CATALINA LONDON, LTD.
v.
FENCL, ET AL.



Name of Assigned Judge Sharon Johnson Coleman Sitting Judge if Other or M agistrate Judge than Assigned Judge

CASE TITLE

DOCKET ENTRY TEXT

Plaintiff insurance company, Catalina London, Ltd. formerly known as Alea London, Ltd. ("Alea"), filed a one count complaint alleging legal malpractice against defendants Johnson & Bell, Ltd., Glenn F. Fencl, Richard Gordon, and Mary Cryar (collectively "J&B" or defendants), arising from representation in an insurance coverage dispute and subsequent declaratory judgment action in the Circuit Court of Cook County. Defendants move to dismiss the complaint with prejudice pursuant to Rule 12(b)(6) for failure to state a claim. For the reasons stated below this Court denies the motion. Status hearing set to June 25, 2012 at 9:00 a.m.

O[ For further details see text below.] Docketing to m ail notices.

STATEMENT

Background

Alea issued a commercial general liability insurance policy to Tri-K Development in April 2005. Thereafter, William and Noel Weber sued Tri-K for personal injuries suffered by William Weber in a motorcycle accident that occurred near one of Tri-K's development projects. Alea retained the defendants to provide advice and representation related to the extent of Alea's obligations on the policy and how to proceed if it was believed that Tri-K had no coverage on the policy for the Weber lawsuit. Defendants provided advice and representation including filing a declaratory judgment action in the Circuit Court of Cook seeking a declaration that Alea had no duty to defend Tri-K in the Weber lawsuit. Over the course of the representation, Alea engaged substitute counsel to take over the case from defendants.

Alea filed the instant legal malpractice claim alleging that defendants negligently represented Alea by failing to exercise the care and skill ordinarily required for attorneys. Specifically, Alea alleges that defendants failed to adequately research and assess the possible defenses to their duty to defend on the policy, including a claim for rescission based on Tri-K's alleged misrepresentations on its application for insurance coverage. Alea alleges that defendants negligently failed to recognize and consider a possible rescission defense and that as a result of defendants' negligence Alea suffered financial losses from losing a possible defense to coverage.

Legal Standard

In order for a complaint to survive a motion to dismiss pursuant to Rule 12(b)(6), it must allege sufficient factual material to state a plausible claim. See Bell Atlantic Corp. v. Twombly, 550 U.S. 544 (2007); Ashcroft v. Iqbal, 129 S. Ct. 1937 (2009)."The Court explained in Iqbal that 'the plausibility standard is not akin to a 'probability requirement,' but it asks for more than a sheer possibility that a defendant has acted unlawfully.'" Atkins v. City of Chicago, 631 F.3d 823, 831 (7th Cir. 2011)(quoting Iqbal, 129 S.Ct. at 1949). When deciding whether to dismiss a complaint, the court accepts all well-pleaded allegations as true (Tamayo v. Blagojevich, 526 F.3d 1074, 1081 (7th Cir. 2008)), and draw all reasonable inferences in favor of the nonmoving party. Pisciotta v. Old Nat. Bancorp, 499 F.3d 629, 633 (7th Cir. 2007).

STATEMENT

A complaint need not anticipate or attempt to defuse potential defenses. Doe v. Smith, 429 F.3d 706, 709 (7th Cir. 2005).

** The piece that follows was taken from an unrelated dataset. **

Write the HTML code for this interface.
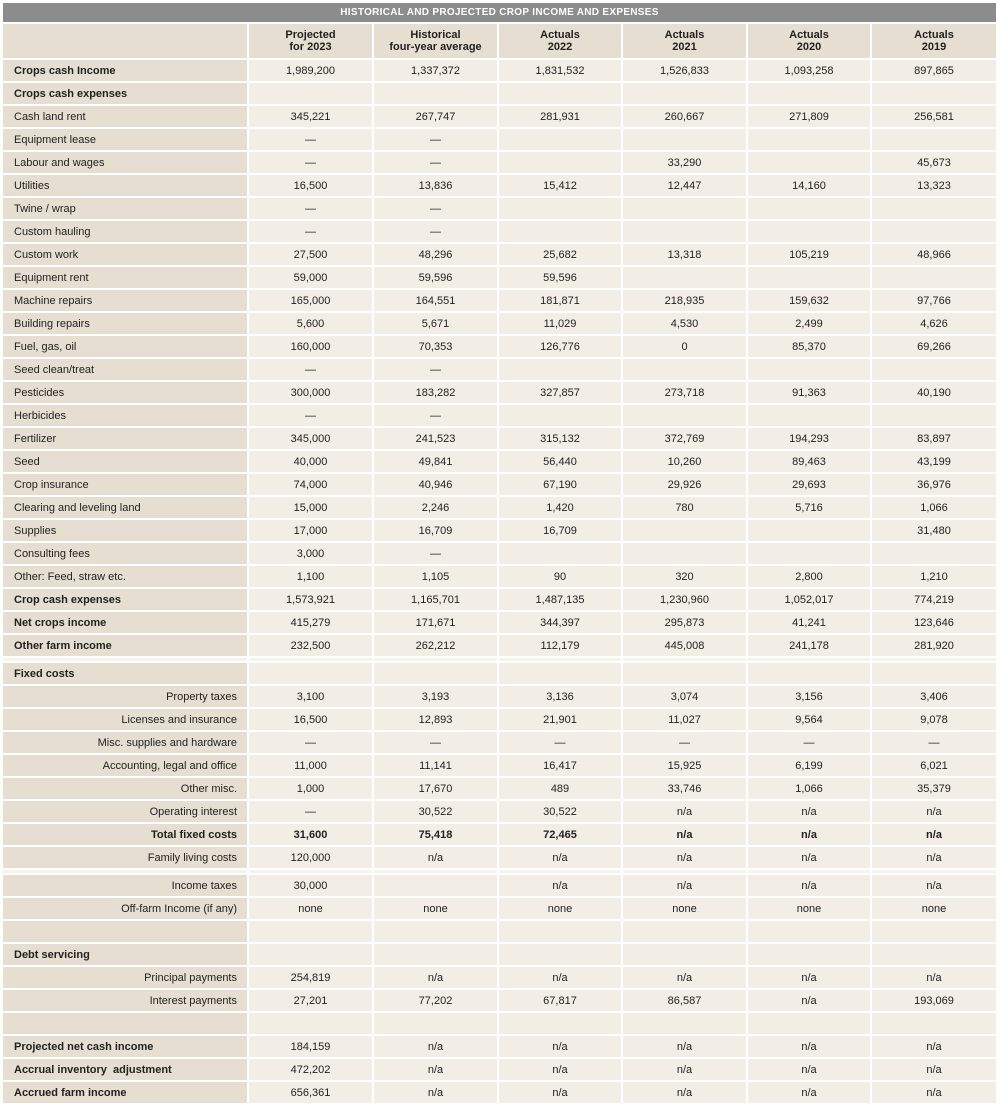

Under Illinois law, a plaintiff claiming legal malpractice must plead and prove that: the defendant attorney owed the plaintiff a duty of care arising from the attorney-client relationship; that the defendant breached that duty; and that as a proximate result, the plaintiff suffered injury in the form of actual damages. Governmental Interinsurance Exch. v. Judge, 221 Ill. 2d 195, 199 (Ill. 2006) (internal citations omitted). When the alleged negligence arises from litigation, the plaintiff must plead and prove that "but for" the attorney's negligence, the client would have been successful in the underlying law suit. See Sheppard v. Krol, 218 Ill. App. 3d 254, 256-57 (1st Dist. 1991). Therefore, in order to prevail in a legal malpractice claim, the plaintiff must prove a "case within a case." See Eastman v. Messner, 188 Ill. 2d 404, 411 (Ill. 1999) (collecting cases).

Here, defendants do not dispute the existence of a duty, but assert that Alea fails to adequately plead that defendants breached that duty and that defendants' breach proximately caused injury to Alea. Defendants argue that any failure to raise or address rescission as a possible ground for denial of coverage was purely professional judgment and is not actionable. The law distinguishes between negligence and errors of judgment. Schmidt v. Hinshaw, Culbertson, Moelmann, Hoban & Fuller, 75 Ill. App. 3d 516, 522 (1st Dist. 1979). An attorney may be liable for malpractice only when he fails to exercise a reasonable degree of care and skill. Id. The complaint alleges that defendants were negligent in that they failed to recognize, research, and assess rescission as a possible defense to coverage in the underlying action. A failure to recognize or identify a potential claim is different from exercising professional judgment by considering a possible claim and rejecting it on some ...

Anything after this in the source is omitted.